The confidence index is based on two essential questions:
1. How do you expect your firm to be performing in 12 months compared to now?
2. Allowing for normal seasonal influences, what are your business expectations for the next 3 or 4 months.
Barriers to growth figures in the barometer are national.
Those barriers are insufficient demand (aka not enough customers spending enough) at 49%, high insurance at 63%, high taxes and regulatory expenses also at 63%, wage costs 58%, shortage of skilled labour at 43% and shortage of working capital at 25%.
While employers may be feeling the pinch of paying wages, employees are feeling the pinch of not being paid enough.
While inflation is at 2.7%, wage increases are typically 2.1%, meaning workers are falling behind with every paycheque.

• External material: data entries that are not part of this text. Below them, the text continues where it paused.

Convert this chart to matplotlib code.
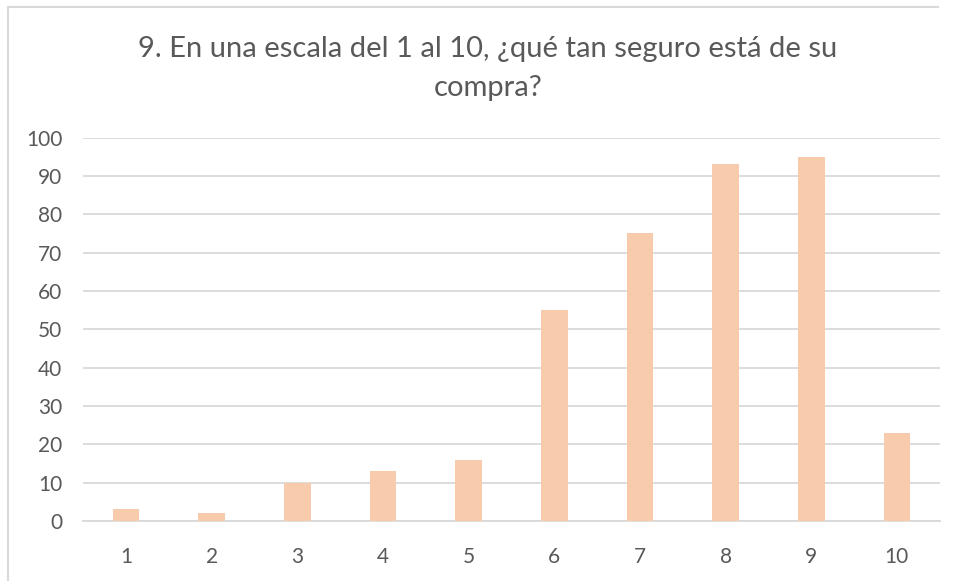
import matplotlib.pyplot as plt
from matplotlib.lines import Line2D

categories = ['1', '2', '3', '4', '5', '6', '7', '8', '9', '10']
values = [3, 2, 10, 13, 16, 55, 75, 93, 95, 23]
title = '9. En una escala del 1 al 10, ¿qué tan seguro está de su\ncompra?'

text_color = '#595959'
bar_color = '#f8cbad'
grid_color = '#d9d9d9'

plt.rcParams['font.family'] = ['Lato', 'DejaVu Sans']

fig = plt.figure(figsize=(9.55, 5.81), dpi=100)
ax = fig.add_axes([0.087, 0.1033, 0.897, 0.66])

x = range(len(categories))
ax.bar(x, values, width=0.31, color=bar_color, zorder=3)

ax.set_xlim(-0.5, len(categories) - 0.5)
ax.set_ylim(0, 100)
ax.set_yticks(range(0, 101, 10))
ax.set_xticks(list(x))
ax.set_xticklabels(categories)
ax.yaxis.grid(True, color=grid_color, linewidth=1.3, zorder=0)
for s in ['top', 'right', 'left']:
    ax.spines[s].set_visible(False)
ax.spines['bottom'].set_color(grid_color)
ax.spines['bottom'].set_linewidth(1.3)
ax.tick_params(length=0, labelsize=15, colors=text_color)
ax.tick_params(axis='x', pad=19)
ax.tick_params(axis='y', pad=15)

fig.text(0.511, 0.882, title, ha='center', va='center', fontsize=21,
         color=text_color, linespacing=1.58)

# chart frame (only left and top edges show in the screenshot)
fx0, fx1, fy = 8 / 955, 938 / 955, 1 - 7 / 581
fig.add_artist(Line2D([fx0, fx1], [fy, fy], color=grid_color, lw=1.5,
                      transform=fig.transFigure))
fig.add_artist(Line2D([fx0, fx0], [0, fy], color=grid_color, lw=1.5,
                      transform=fig.transFigure))

fig.savefig('out.png', dpi=100)
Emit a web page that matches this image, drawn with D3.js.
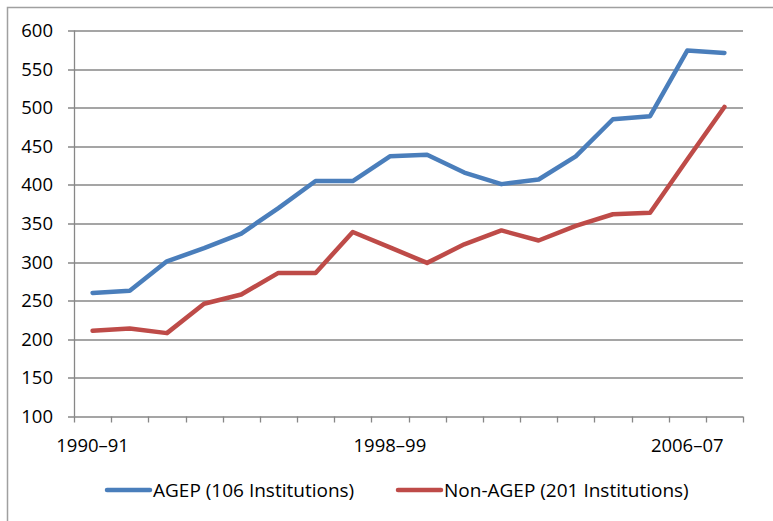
<!DOCTYPE html>
<html>
<head>
<meta charset="utf-8">
<script src="https://cdn.jsdelivr.net/npm/d3@7"></script>
<style>
  body { margin: 0; background: #fff; }
  svg { font-family: "Open Sans", sans-serif; }
  .axis text { font-size: 18.5px; fill: #000; }
  .legend text { font-size: 19px; fill: #000; }
</style>
</head>
<body>
<svg id="chart" width="773" height="521"></svg>
<script>
// years (18 school years)
var years = ["1990–91","1991–92","1992–93","1993–94","1994–95","1995–96","1996–97","1997–98",
             "1998–99","1999–00","2000–01","2001–02","2002–03","2003–04","2004–05","2005–06",
             "2006–07","2007–08"];
var tickYears = ["1990–91","1998–99","2006–07"];
var yTicks = [100,150,200,250,300,350,400,450,500,550,600];

var agep    = [260, 263, 301, 318, 337, 370, 405, 405, 437, 439, 416, 401, 407, 437, 485, 489, 574, 571];
var nonAgep = [211, 214, 208, 246, 258, 286, 286, 339, 319, 299, 323, 341, 328, 347, 362, 364, 433, 501];

var seriesNames = ["AGEP (106 Institutions)", "Non-AGEP (201 Institutions)"];
var colors = ["#4a7ebb", "#be4b48"];

var margin = {top: 30.5, left: 74, right: 30, bottom: 104.5},
    w = 743 - margin.left,
    h = 416.5 - margin.top;

var svg = d3.select("#chart");

// outer frame
svg.append("rect")
   .attr("x", 7.5).attr("y", 7.5)
   .attr("width", 800).attr("height", 600)
   .attr("fill", "none")
   .attr("stroke", "#a0a0a0")
   .attr("stroke-width", 1.5);

var g = svg.append("g")
   .attr("transform", "translate(" + margin.left + "," + margin.top + ")");

var xScale = d3.scaleBand().domain(years).range([0, w]);
var yScale = d3.scaleLinear().domain([100, 600]).range([h, 0]);

// gridlines
g.append("g")
 .selectAll("line")
 .data(yTicks)
 .enter().append("line")
 .attr("x1", -6).attr("x2", w)
 .attr("y1", function(d) { return Math.round(yScale(d)) + 0.5; })
 .attr("y2", function(d) { return Math.round(yScale(d)) + 0.5; })
 .attr("stroke", "#878787")
 .attr("stroke-width", 1.3);

// y axis line
g.append("line")
 .attr("x1", 0.5).attr("x2", 0.5)
 .attr("y1", 0).attr("y2", h)
 .attr("stroke", "#878787").attr("stroke-width", 1.3);

// y labels
var yAxis = g.append("g").attr("class", "axis");
yAxis.selectAll("text")
 .data(yTicks)
 .enter().append("text")
 .attr("x", -21)
 .attr("y", function(d) { return yScale(d); })
 .attr("dy", "0.35em")
 .attr("text-anchor", "end")
 .text(function(d) { return d; });

// x axis ticks at category boundaries
var bounds = years.map(function(d) { return xScale(d); }).concat([w]);
g.append("g")
 .selectAll("line")
 .data(bounds)
 .enter().append("line")
 .attr("x1", function(d) { return Math.round(d) + 0.5; })
 .attr("x2", function(d) { return Math.round(d) + 0.5; })
 .attr("y1", h).attr("y2", h + 6)
 .attr("stroke", "#878787").attr("stroke-width", 1.3);

var xAxis = g.append("g").attr("class", "axis");
xAxis.selectAll("text")
 .data(tickYears)
 .enter().append("text")
 .attr("x", function(d) { return xScale(d) + xScale.bandwidth() / 2; })
 .attr("y", h + 35)
 .attr("text-anchor", "middle")
 .text(function(d) { return d; });

// lines
var line = d3.line()
 .x(function(d, i) { return xScale(years[i]) + xScale.bandwidth() / 2; })
 .y(function(d) { return yScale(d); });

[agep, nonAgep].forEach(function(s, i) {
  g.append("path")
   .datum(s)
   .attr("fill", "none")
   .attr("stroke", colors[i])
   .attr("stroke-width", 4.5)
   .attr("stroke-linejoin", "round")
   .attr("stroke-linecap", "round")
   .attr("d", line);
});

// legend
var legendX = [107, 398];
var legend = svg.append("g").attr("class", "legend");
seriesNames.forEach(function(name, i) {
  legend.append("line")
   .attr("x1", legendX[i]).attr("x2", legendX[i] + 43)
   .attr("y1", 490).attr("y2", 490)
   .attr("stroke", colors[i])
   .attr("stroke-width", 4.5)
   .attr("stroke-linecap", "round");
  legend.append("text")
   .attr("x", legendX[i] + 46)
   .attr("y", 490)
   .attr("dy", "0.35em")
   .text(name);
});
</script>
</body>
</html>
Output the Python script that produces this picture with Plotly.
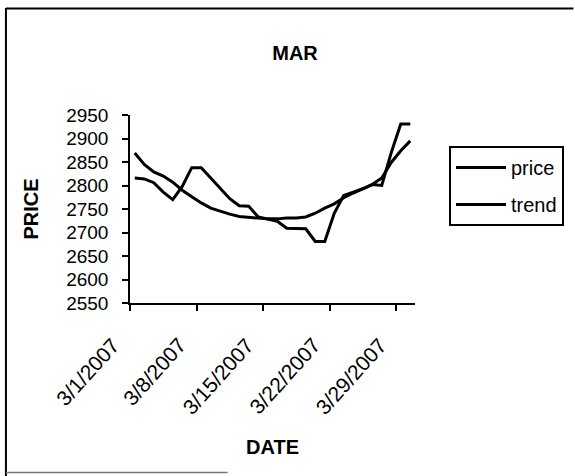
import plotly.graph_objects as go

# March 2007 daily closing prices and the fitted trend
dates = [f"2007-03-{d:02d}" for d in range(1, 31)]
price = [2816, 2814, 2806, 2786, 2770, 2798, 2838, 2838, 2816, 2794,
         2772, 2757, 2756, 2733, 2729, 2724, 2709, 2709, 2708, 2681,
         2681, 2741, 2779, 2786, 2793, 2802, 2800, 2870, 2931, 2931]
trend = [2869, 2845, 2829, 2820, 2807, 2790, 2776, 2763, 2752, 2745,
         2739, 2734, 2732, 2731, 2729, 2729, 2731, 2731, 2733, 2741,
         2752, 2761, 2774, 2784, 2793, 2802, 2816, 2849, 2874, 2895]
tick_dates = ["2007-03-01", "2007-03-08", "2007-03-15", "2007-03-22", "2007-03-29"]
tick_text = ["3/1/2007", "3/8/2007", "3/15/2007", "3/22/2007", "3/29/2007"]
y_ticks = [2550, 2600, 2650, 2700, 2750, 2800, 2850, 2900, 2950]

W, H = 575, 476
L, R, T, B = 130, 159, 115, 173
PW, PH = W - L - R, H - T - B


def px(x):
    return (x - L) / PW


def py(y):
    return (H - B - y) / PH


FONT = "Liberation Sans, Arial, sans-serif"

fig = go.Figure()
common = dict(mode="lines", xperiod=86400000, xperiodalignment="middle")
fig.add_trace(go.Scatter(x=dates, y=price, name="price", legendgroup="p",
                         line=dict(color="black", width=3), **common))
fig.add_trace(go.Scatter(x=dates, y=trend, name="trend", legendgroup="t",
                         line=dict(color="black", width=3), **common))

fig.update_layout(
    width=W, height=H,
    margin=dict(l=L, r=R, t=T, b=B),
    paper_bgcolor="white", plot_bgcolor="white",
    font=dict(family=FONT, color="black", size=19),
    title=dict(text="<b>MAR</b>", x=295 / W, xref="container", xanchor="center",
               y=1 - 53 / H, yref="container", yanchor="middle",
               font=dict(family=FONT, size=20, color="black")),
    showlegend=True,
    legend=dict(x=px(449), y=py(146), xanchor="left", yanchor="top",
                bordercolor="black", borderwidth=2, bgcolor="white",
                font=dict(family=FONT, size=20, color="black"),
                itemwidth=50, tracegroupgap=8),
)

fig.update_xaxes(
    type="date", range=["2007-03-01", "2007-03-31"],
    tickvals=tick_dates, showticklabels=False,
    ticks="outside", ticklen=6, tickwidth=1.5, tickcolor="black",
    showline=True, linecolor="black", linewidth=1.5,
    showgrid=False, zeroline=False,
    title=dict(text="<b>DATE</b>", standoff=130,
               font=dict(family=FONT, size=20, color="black")),
)
fig.update_yaxes(
    range=[2550, 2950], tickvals=y_ticks,
    ticks="outside", ticklen=6, tickwidth=1.5, tickcolor="black",
    ticklabelstandoff=10,
    showline=True, linecolor="black", linewidth=1.5,
    showgrid=False, zeroline=False,
    tickfont=dict(family=FONT, size=19, color="black"),
    title=dict(text="<b>PRICE</b>", standoff=22,
               font=dict(family=FONT, size=20, color="black")),
)

# slanted date labels, each hung just below and left of its tick
for d, txt in zip(tick_dates, tick_text):
    fig.add_annotation(x=d, y=0, xref="x", yref="paper", text=txt,
                       textangle=-48, showarrow=False,
                       xanchor="right", yanchor="top", xshift=-3, yshift=-28,
                       font=dict(family=FONT, size=21, color="black"))

# chart-area frame: left edge, top edge, and the visible part of the bottom edge
fig.add_shape(type="line", xref="paper", yref="paper",
              x0=px(5.5), x1=px(5.5), y0=py(8), y1=py(476),
              line=dict(color="black", width=2))
fig.add_shape(type="line", xref="paper", yref="paper",
              x0=px(5.5), x1=px(575), y0=py(8.5), y1=py(8.5),
              line=dict(color="black", width=2))
fig.add_shape(type="line", xref="paper", yref="paper",
              x0=px(5.5), x1=px(228), y0=py(472.5), y1=py(472.5),
              line=dict(color="#777777", width=1.5))

fig.write_html("out.html")
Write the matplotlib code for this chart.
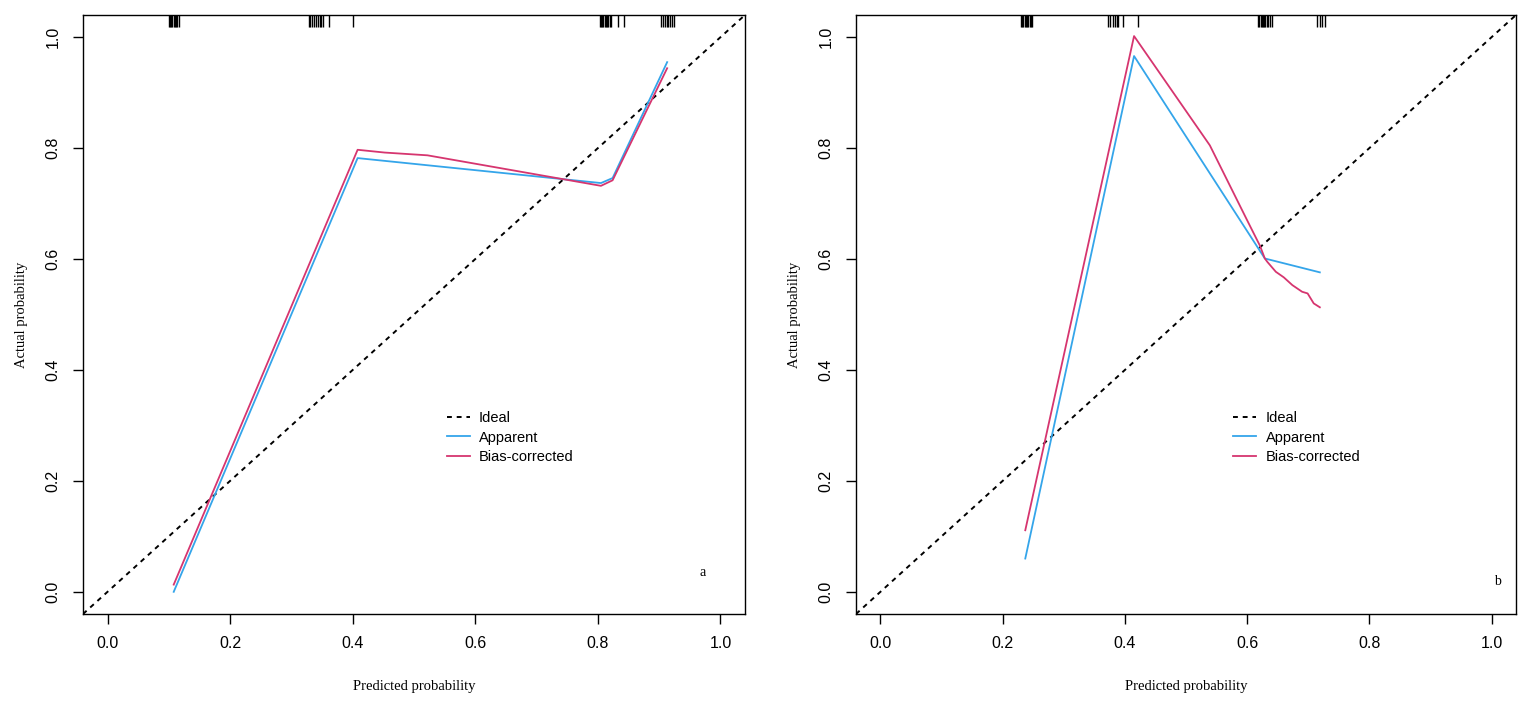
import numpy as np
import matplotlib.pyplot as plt

# panel a
a_app_x = [0.108, 0.408, 0.805, 0.824, 0.913]
a_app_y = [0.000, 0.782, 0.737, 0.746, 0.955]
a_bc_x = [0.108, 0.408, 0.452, 0.522, 0.805, 0.824, 0.913]
a_bc_y = [0.013, 0.797, 0.792, 0.787, 0.732, 0.742, 0.944]
a_rug = [0.100, 0.102, 0.104, 0.106, 0.108, 0.110, 0.112, 0.114, 0.116,
         0.328, 0.331, 0.334, 0.337, 0.340, 0.343, 0.346, 0.349, 0.352, 0.361, 0.400,
         0.803, 0.805, 0.807, 0.809, 0.811, 0.813, 0.815, 0.817, 0.819, 0.821,
         0.833, 0.842,
         0.903, 0.906, 0.909, 0.912, 0.915, 0.918, 0.921, 0.924]

# panel b
b_app_x = [0.237, 0.415, 0.629, 0.719]
b_app_y = [0.060, 0.966, 0.601, 0.576]
b_bc_x = [0.237, 0.415, 0.539, 0.600, 0.621, 0.629, 0.633, 0.647, 0.660,
          0.674, 0.690, 0.699, 0.709, 0.719]
b_bc_y = [0.111, 1.002, 0.805, 0.670, 0.624, 0.601, 0.595, 0.577, 0.567,
          0.553, 0.541, 0.538, 0.520, 0.513]
b_rug = [0.230, 0.232, 0.234, 0.236, 0.238, 0.240, 0.242, 0.244, 0.246, 0.248,
         0.373, 0.376, 0.381, 0.384, 0.387, 0.389, 0.397, 0.422,
         0.618, 0.620, 0.622, 0.624, 0.626, 0.628, 0.630, 0.632, 0.634, 0.637, 0.640,
         0.714, 0.719, 0.723, 0.728]

ticks = [0.0, 0.2, 0.4, 0.6, 0.8, 1.0]
blue = '#34a5ea'
pink = '#d6356f'

fig = plt.figure(figsize=(15.35, 7.09), dpi=100)
ax_a = fig.add_axes([83 / 1535, 1 - 614 / 709, 662 / 1535, 599 / 709])
ax_b = fig.add_axes([856 / 1535, 1 - 614 / 709, 660 / 1535, 599 / 709])


def draw_panel(ax, app_x, app_y, bc_x, bc_y, rug, tag, tag_xy, leg_x):
    ax.plot([-0.04, 1.04], [-0.04, 1.04], color='black', lw=1.4,
            linestyle=(0, (2.5, 2.5)), label='Ideal')
    ax.plot(app_x, app_y, color=blue, lw=1.3, label='Apparent')
    ax.plot(bc_x, bc_y, color=pink, lw=1.3, label='Bias-corrected')
    ax.vlines(rug, 1.018, 1.04, color='black', lw=1.0)
    ax.set_xlim(-0.04, 1.04)
    ax.set_ylim(-0.04, 1.04)
    ax.set_xticks(ticks)
    ax.set_yticks(ticks)
    ax.set_xticklabels(['%.1f' % t for t in ticks], family='Liberation Sans', fontsize=11.5)
    ax.set_yticklabels(['%.1f' % t for t in ticks], family='Liberation Sans', fontsize=11.5,
                       rotation=90, va='center')
    ax.tick_params(direction='out', length=7, width=1, pad=9)
    for s in ax.spines.values():
        s.set_linewidth(1)
    ax.set_xlabel('Predicted probability', family='Liberation Serif', fontsize=10.5, labelpad=21)
    ax.set_ylabel('Actual probability', family='Liberation Serif', fontsize=10.5, labelpad=13)
    ax.legend(loc='upper left', bbox_to_anchor=(leg_x, 0.36), frameon=False,
              prop={'family': 'Liberation Sans', 'size': 10.5},
              handlelength=1.55, handletextpad=0.65, labelspacing=0.35)
    ax.text(tag_xy[0], tag_xy[1], tag, family='Liberation Serif', fontsize=10,
            ha='center', va='center')


draw_panel(ax_a, a_app_x, a_app_y, a_bc_x, a_bc_y, a_rug, 'a', (0.971, 0.034), 0.530)
draw_panel(ax_b, b_app_x, b_app_y, b_bc_x, b_bc_y, b_rug, 'b', (1.01, 0.018), 0.552)

fig.savefig('out.png', dpi=100)
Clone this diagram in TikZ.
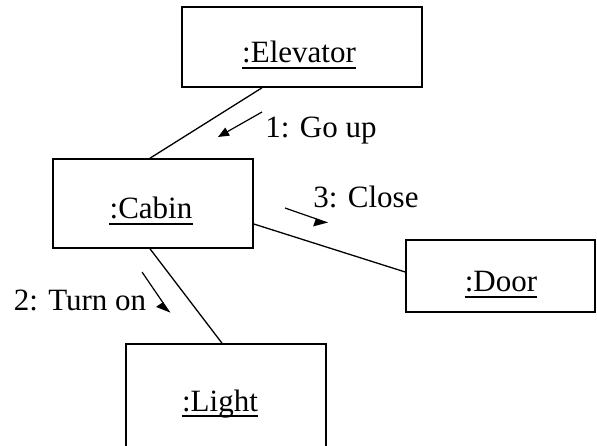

"Nearly half of businesses point to insufficient demand as a major barrier, while crushing costs -- from insurance to taxes to regulatory red tape -- continue to pile up," said Dew.
"Entrepreneurs are being squeezed from all sides and the NDP's only response is indifference and foot dragging."
Dew suggests the NDP cut government red tape to help restore business confidence.
"That is what a Conservative government will deliver," said Dew.
"Premier Eby and his government do not understand business and they are unresponsive to the struggles of the very people who keep our communities alive and our economy moving. Every day that they remain in power, jobs, livelihoods and hope are lost."
In the BC NDP 2025 budget, the government admitted these are challenging economic times.
Yet, it stressed the budget supported the economic growth needed to create the wealth needed for the services and programs British Columbians rely on.
The budget forecasted modest growth of 1.8% this year and 1.9% next, amid trade uncertainty with the US and housing construction remaining resilient.
Dew isn't convinced.
"We have seen 70,000 people leave BC for other provinces as opportunities dry up," said Dew.
"We are facing the worst youth unemployment since the end days of the 1990s Decade of Darkness, the last time the NDP ran our economy into the ground."